- **Task statement**
Every line below is to be copied exactly, with the pictures left out.
── The input ──
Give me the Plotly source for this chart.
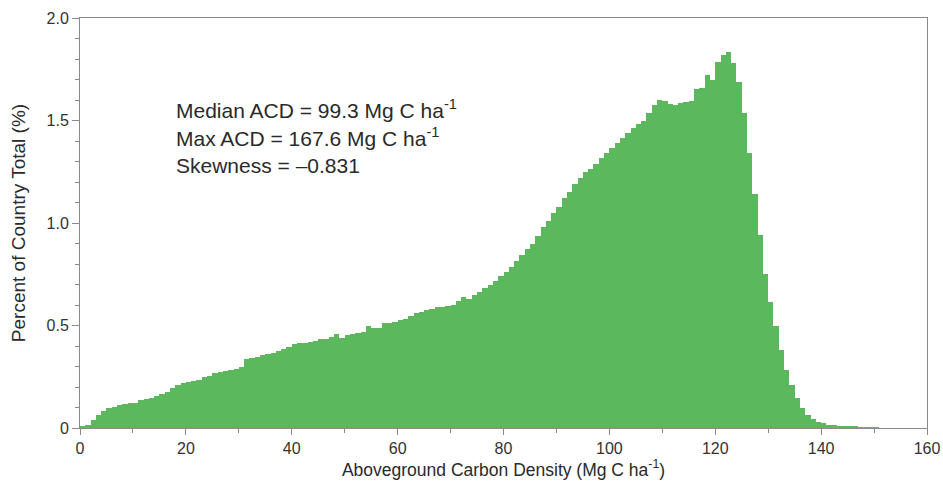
import plotly.graph_objects as go

# Histogram bins (1 Mg C/ha wide), left edges 0..150
bin_left = list(range(0, 151))
percent = [
    0.005, 0.015, 0.040, 0.063, 0.085, 0.096, 0.104, 0.112, 0.117, 0.120,   # 0-9
    0.124, 0.137, 0.141, 0.145, 0.156, 0.164, 0.177, 0.193, 0.210, 0.221,   # 10-19
    0.226, 0.229, 0.234, 0.247, 0.254, 0.267, 0.275, 0.280, 0.285, 0.290,   # 20-29
    0.300, 0.335, 0.342, 0.345, 0.355, 0.362, 0.365, 0.377, 0.385, 0.397,   # 30-39
    0.410, 0.413, 0.415, 0.420, 0.425, 0.433, 0.436, 0.445, 0.458, 0.437,   # 40-49
    0.455, 0.460, 0.465, 0.470, 0.497, 0.490, 0.486, 0.510, 0.512, 0.515,   # 50-59
    0.527, 0.530, 0.548, 0.560, 0.568, 0.576, 0.582, 0.588, 0.590, 0.595,   # 60-69
    0.600, 0.620, 0.640, 0.630, 0.650, 0.665, 0.685, 0.698, 0.718, 0.740,   # 70-79
    0.762, 0.787, 0.815, 0.843, 0.875, 0.900, 0.935, 0.980, 1.010, 1.050,   # 80-89
    1.080, 1.120, 1.150, 1.190, 1.220, 1.250, 1.265, 1.290, 1.315, 1.340,   # 90-99
    1.365, 1.390, 1.415, 1.440, 1.465, 1.485, 1.500, 1.535, 1.575, 1.600,   # 100-109
    1.595, 1.580, 1.575, 1.585, 1.590, 1.595, 1.655, 1.660, 1.720, 1.700,   # 110-119
    1.785, 1.820, 1.835, 1.780, 1.690, 1.535, 1.340, 1.140, 0.940, 0.750,   # 120-129
    0.615, 0.500, 0.380, 0.285, 0.210, 0.145, 0.096, 0.063, 0.042, 0.031,   # 130-139
    0.023, 0.016, 0.013, 0.010, 0.008, 0.006, 0.005, 0.004, 0.003, 0.002,   # 140-149
    0.001,                                                                  # 150
]

x_ticks = [0, 20, 40, 60, 80, 100, 120, 140, 160]
x_tick_labels = ["0", "20", "40", "60", "80", "100", "120", "140", "160"]
y_ticks = [0, 0.5, 1.0, 1.5, 2.0]
y_tick_labels = ["0", "0.5", "1.0", "1.5", "2.0"]

stats_lines = [
    "Median ACD = 99.3 Mg C ha<sup>-1</sup>",
    "Max ACD = 167.6 Mg C ha<sup>-1</sup>",
    "Skewness = \u20130.831",
]

GREEN = "#5cb85c"
AXIS = "#8a8a8a"
TEXT = "#2a2a2a"
FONT = "Liberation Sans, Arial, Helvetica, sans-serif"

fig = go.Figure()
fig.add_trace(go.Bar(
    x=bin_left,
    y=percent,
    width=1,
    offset=0,
    marker=dict(color=GREEN, line=dict(width=0)),
    hoverinfo="x+y",
))

line_y = [0.777, 0.709, 0.640]
for txt, yy in zip(stats_lines, line_y):
    fig.add_annotation(
        text=txt, xref="paper", yref="paper", x=0.111, y=yy,
        xanchor="left", yanchor="middle", showarrow=False,
        font=dict(family=FONT, size=21, color=TEXT),
    )

fig.update_layout(
    width=943, height=482,
    margin=dict(l=80, r=16, t=18, b=54, autoexpand=False),
    paper_bgcolor="white", plot_bgcolor="white",
    bargap=0, showlegend=False,
    font=dict(family=FONT, size=16, color=TEXT),
)
fig.update_xaxes(
    range=[0, 160], tickvals=x_ticks, ticktext=x_tick_labels,
    ticks="outside", ticklen=6, tickcolor=AXIS, tickwidth=1,
    minor=dict(dtick=10, tick0=0, ticks="outside", ticklen=4, tickcolor=AXIS),
    showline=True, linecolor=AXIS, linewidth=1, mirror=True,
    showgrid=False, zeroline=False, automargin=False,
    ticklabeloverflow="allow",
    tickfont=dict(size=16, color="#333333"),
    title=dict(text="Aboveground Carbon Density (Mg C ha<sup>-1</sup>)",
               font=dict(size=17.5, color=TEXT), standoff=4),
)
fig.update_yaxes(
    range=[0, 2.0], tickvals=y_ticks, ticktext=y_tick_labels,
    ticks="outside", ticklen=7, tickcolor=AXIS, tickwidth=1,
    minor=dict(dtick=0.1, tick0=0, ticks="outside", ticklen=4, tickcolor=AXIS),
    showline=True, linecolor=AXIS, linewidth=1, mirror=True,
    showgrid=False, zeroline=False, automargin=False,
    ticklabeloverflow="allow",
    tickfont=dict(size=16, color="#333333"),
    title=dict(text="Percent of Country Total (%)",
               font=dict(size=19, color=TEXT), standoff=15),
)

# remove the default page margin so the 943x482 figure fills the window exactly
fig.write_html(
    "out.html",
    config={"displayModeBar": False},
    post_script="document.body.style.margin='0';document.body.style.overflow='hidden';",
)
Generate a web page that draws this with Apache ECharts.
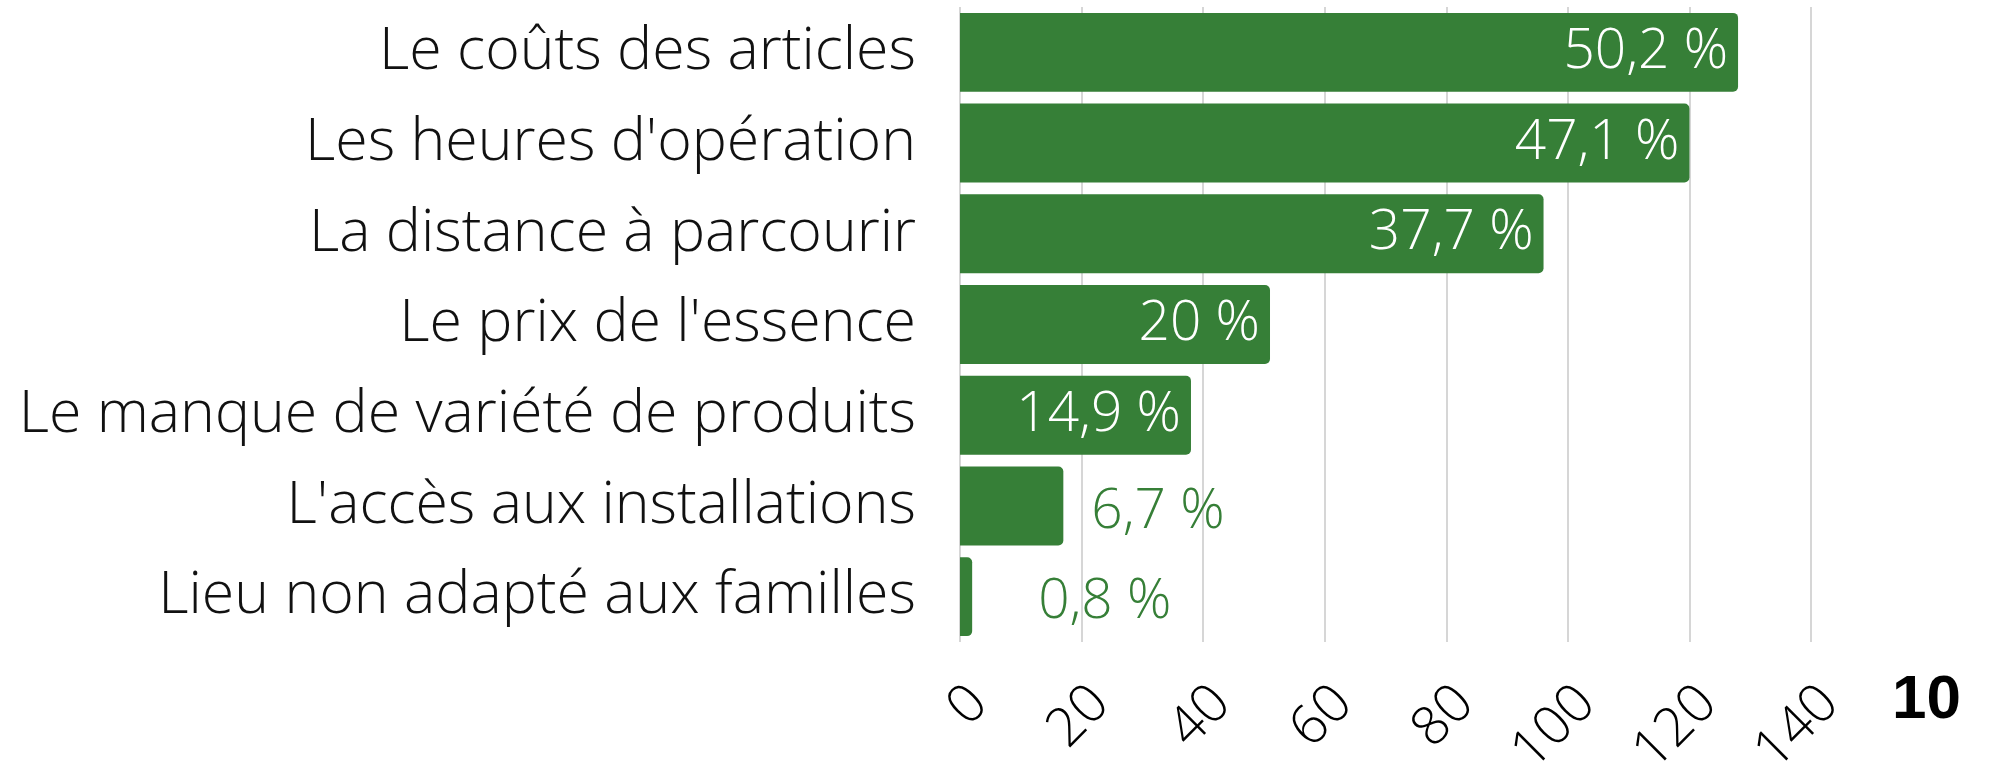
───
- **Final answer**
Give me the Plotly source for this chart.
import plotly.graph_objects as go

# Histogram bins (1 Mg C/ha wide), left edges 0..150
bin_left = list(range(0, 151))
percent = [
    0.005, 0.015, 0.040, 0.063, 0.085, 0.096, 0.104, 0.112, 0.117, 0.120,   # 0-9
    0.124, 0.137, 0.141, 0.145, 0.156, 0.164, 0.177, 0.193, 0.210, 0.221,   # 10-19
    0.226, 0.229, 0.234, 0.247, 0.254, 0.267, 0.275, 0.280, 0.285, 0.290,   # 20-29
    0.300, 0.335, 0.342, 0.345, 0.355, 0.362, 0.365, 0.377, 0.385, 0.397,   # 30-39
    0.410, 0.413, 0.415, 0.420, 0.425, 0.433, 0.436, 0.445, 0.458, 0.437,   # 40-49
    0.455, 0.460, 0.465, 0.470, 0.497, 0.490, 0.486, 0.510, 0.512, 0.515,   # 50-59
    0.527, 0.530, 0.548, 0.560, 0.568, 0.576, 0.582, 0.588, 0.590, 0.595,   # 60-69
    0.600, 0.620, 0.640, 0.630, 0.650, 0.665, 0.685, 0.698, 0.718, 0.740,   # 70-79
    0.762, 0.787, 0.815, 0.843, 0.875, 0.900, 0.935, 0.980, 1.010, 1.050,   # 80-89
    1.080, 1.120, 1.150, 1.190, 1.220, 1.250, 1.265, 1.290, 1.315, 1.340,   # 90-99
    1.365, 1.390, 1.415, 1.440, 1.465, 1.485, 1.500, 1.535, 1.575, 1.600,   # 100-109
    1.595, 1.580, 1.575, 1.585, 1.590, 1.595, 1.655, 1.660, 1.720, 1.700,   # 110-119
    1.785, 1.820, 1.835, 1.780, 1.690, 1.535, 1.340, 1.140, 0.940, 0.750,   # 120-129
    0.615, 0.500, 0.380, 0.285, 0.210, 0.145, 0.096, 0.063, 0.042, 0.031,   # 130-139
    0.023, 0.016, 0.013, 0.010, 0.008, 0.006, 0.005, 0.004, 0.003, 0.002,   # 140-149
    0.001,                                                                  # 150
]

x_ticks = [0, 20, 40, 60, 80, 100, 120, 140, 160]
x_tick_labels = ["0", "20", "40", "60", "80", "100", "120", "140", "160"]
y_ticks = [0, 0.5, 1.0, 1.5, 2.0]
y_tick_labels = ["0", "0.5", "1.0", "1.5", "2.0"]

stats_lines = [
    "Median ACD = 99.3 Mg C ha<sup>-1</sup>",
    "Max ACD = 167.6 Mg C ha<sup>-1</sup>",
    "Skewness = \u20130.831",
]

GREEN = "#5cb85c"
AXIS = "#8a8a8a"
TEXT = "#2a2a2a"
FONT = "Liberation Sans, Arial, Helvetica, sans-serif"

fig = go.Figure()
fig.add_trace(go.Bar(
    x=bin_left,
    y=percent,
    width=1,
    offset=0,
    marker=dict(color=GREEN, line=dict(width=0)),
    hoverinfo="x+y",
))

line_y = [0.777, 0.709, 0.640]
for txt, yy in zip(stats_lines, line_y):
    fig.add_annotation(
        text=txt, xref="paper", yref="paper", x=0.111, y=yy,
        xanchor="left", yanchor="middle", showarrow=False,
        font=dict(family=FONT, size=21, color=TEXT),
    )

fig.update_layout(
    width=943, height=482,
    margin=dict(l=80, r=16, t=18, b=54, autoexpand=False),
    paper_bgcolor="white", plot_bgcolor="white",
    bargap=0, showlegend=False,
    font=dict(family=FONT, size=16, color=TEXT),
)
fig.update_xaxes(
    range=[0, 160], tickvals=x_ticks, ticktext=x_tick_labels,
    ticks="outside", ticklen=6, tickcolor=AXIS, tickwidth=1,
    minor=dict(dtick=10, tick0=0, ticks="outside", ticklen=4, tickcolor=AXIS),
    showline=True, linecolor=AXIS, linewidth=1, mirror=True,
    showgrid=False, zeroline=False, automargin=False,
    ticklabeloverflow="allow",
    tickfont=dict(size=16, color="#333333"),
    title=dict(text="Aboveground Carbon Density (Mg C ha<sup>-1</sup>)",
               font=dict(size=17.5, color=TEXT), standoff=4),
)
fig.update_yaxes(
    range=[0, 2.0], tickvals=y_ticks, ticktext=y_tick_labels,
    ticks="outside", ticklen=7, tickcolor=AXIS, tickwidth=1,
    minor=dict(dtick=0.1, tick0=0, ticks="outside", ticklen=4, tickcolor=AXIS),
    showline=True, linecolor=AXIS, linewidth=1, mirror=True,
    showgrid=False, zeroline=False, automargin=False,
    ticklabeloverflow="allow",
    tickfont=dict(size=16, color="#333333"),
    title=dict(text="Percent of Country Total (%)",
               font=dict(size=19, color=TEXT), standoff=15),
)

# remove the default page margin so the 943x482 figure fills the window exactly
fig.write_html(
    "out.html",
    config={"displayModeBar": False},
    post_script="document.body.style.margin='0';document.body.style.overflow='hidden';",
)
Generate a web page that draws this with Apache ECharts.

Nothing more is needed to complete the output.